In 2016, he married a Syrian woman from northwest Idlib, and they had a son.
They stayed in Raqqa until YPG-led forces surrounded the northern city in 2017, forcing them to flee to the Daesh-held eastern town of Mayadeen.
Sufyan took up the same work there until Mayadeen came under attack, this time by the Russia-backed Syrian regime.
He said he had grown embittered toward Daesh by then and decided to pay a smuggler to bring him and his family to a YPG checkpoint.
“I was not ready to kill someone or to die, so I decided to go out,” said Sufyan. “Everyone was running away.”
A year later, Sufyan lives separated from his wife and son, who are detained in a Kurdish-run camp. He desperately wants to be reunited with his family.
Kurdish authorities say they have in their custody around 520 male foreign Daesh members, 550 women and around 1,200 children from 44 countries.

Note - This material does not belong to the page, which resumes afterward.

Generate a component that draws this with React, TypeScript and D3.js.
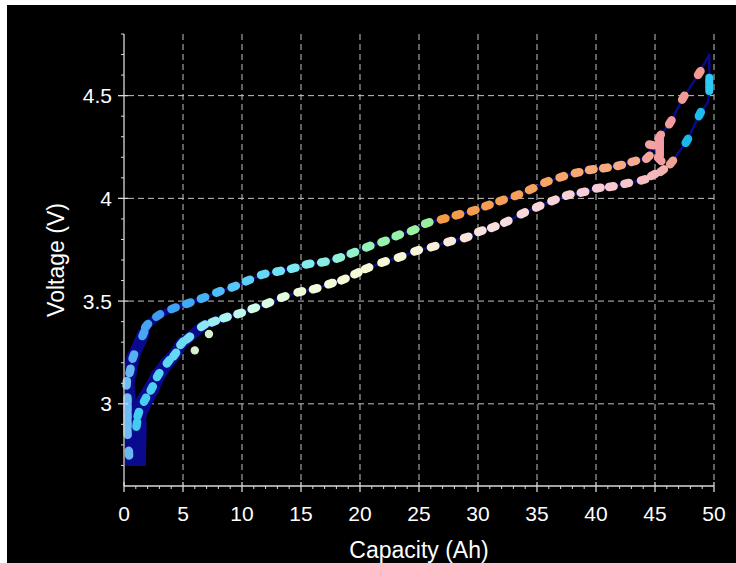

According to a European Parliament report in May, Germany estimates there are 290 children with claims to German citizenship in Iraq and Syria.
“If I can come back to Germany and if Germany want to punish me, I will accept this, to stay in prison,” Sufyan told AFP.
“I hope it will not be a long sentence, because I miss already my wife and my son,” he said.
He hopes to study or open his own business in his homeland, for which he has renewed appreciation since meeting Syrians who “see Germany as something like a paradise on earth.”
“I know Germany is a country with a lot of ‘rahma’ with a lot of people. I expect that Germany will have also ‘rahma’ with me,” he said, using the Arabic word for “mercy.”
Sufyan has written to his parents in Germany, who replied and also sent a letter and money to his wife.
Included in his parents’ reply was a picture of a bicycle, which has kept Sufyan’s hopes of returning home alive.
“My brain says, why will my mother and my father buy a bicycle for my son if he is in Syria? I hope I can go back to my country and make a new start.”